Fans Think Noah Kahan is Hinting at a New Album Release
Nearly four years after 2022’s Stick Season, Noah Kahan is dropping hints that his next album is on the horizon. While the “Hurt Somebody” singer has kept fans happy over the past…

Nearly four years after 2022's Stick Season, Noah Kahan is dropping hints that his next album is on the horizon.
While the “Hurt Somebody” singer has kept fans happy over the past year by performing new songs live—“Porch Light,” “The Great Divide,” “All Them Horses,” and “Deny, Deny, Deny”, among others—he has yet to officially announce a new album. Now, though, fans are buzzing after multiple cryptic social media posts.
However, if you scour Kahan's official accounts looking for clues, you'll come up emptyhanded. The posts in question are shared to his unofficial TikTok account, which was just created in December.
The 'Secret' TikTok Account
Under the handle @ thelastofthebugs, Kahan’s posts appear to hint at a new album drop. In the first video, a snowy clip of himself, he wrote, “you weren’t meant to find this… only the last of the bugs ever do.” He followed it up with another post captioned, “Call me when the bugs don’t die.”
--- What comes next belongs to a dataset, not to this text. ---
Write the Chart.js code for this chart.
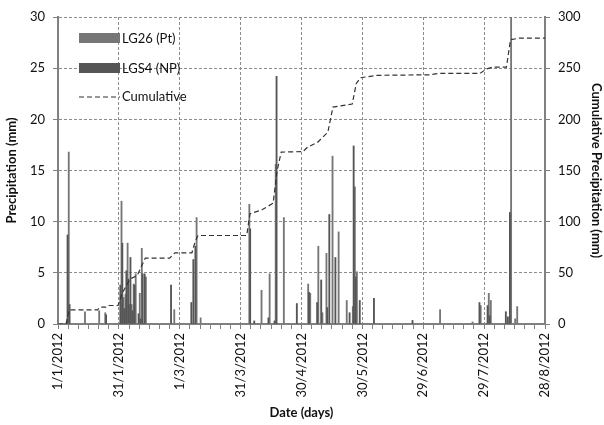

Fans were quick to connect the dots, noting that the repeated “last of the bugs” references trace back to Kahan’s song “The View Between Villages.” The lyrics, “Air in my lungs / ’Til the road begins / As the last of the bugs / Leave their homes again.” Kahan also used “Air in my lungs ’Til the road begins” as the caption for the account’s first post.
Then on a New Year’s Eve post, he referenced the bugs again: “I want to wish you all a happy 2026 and to tell you how excited I am for what we're all gonna do this year. It feels like I'm coming out of hibernation! You know I think about you ALL the time, and I'll see you when the bugs don't die.”
With pointed mentions of a post-hibernation period, which is also the time of year when "bugs don’t die" from harsh weather conditions, the clues seem to hint that his next album will come in the spring. In 2026, the official first day of spring is March 20, meaning the drop could potentially be only a couple of months away.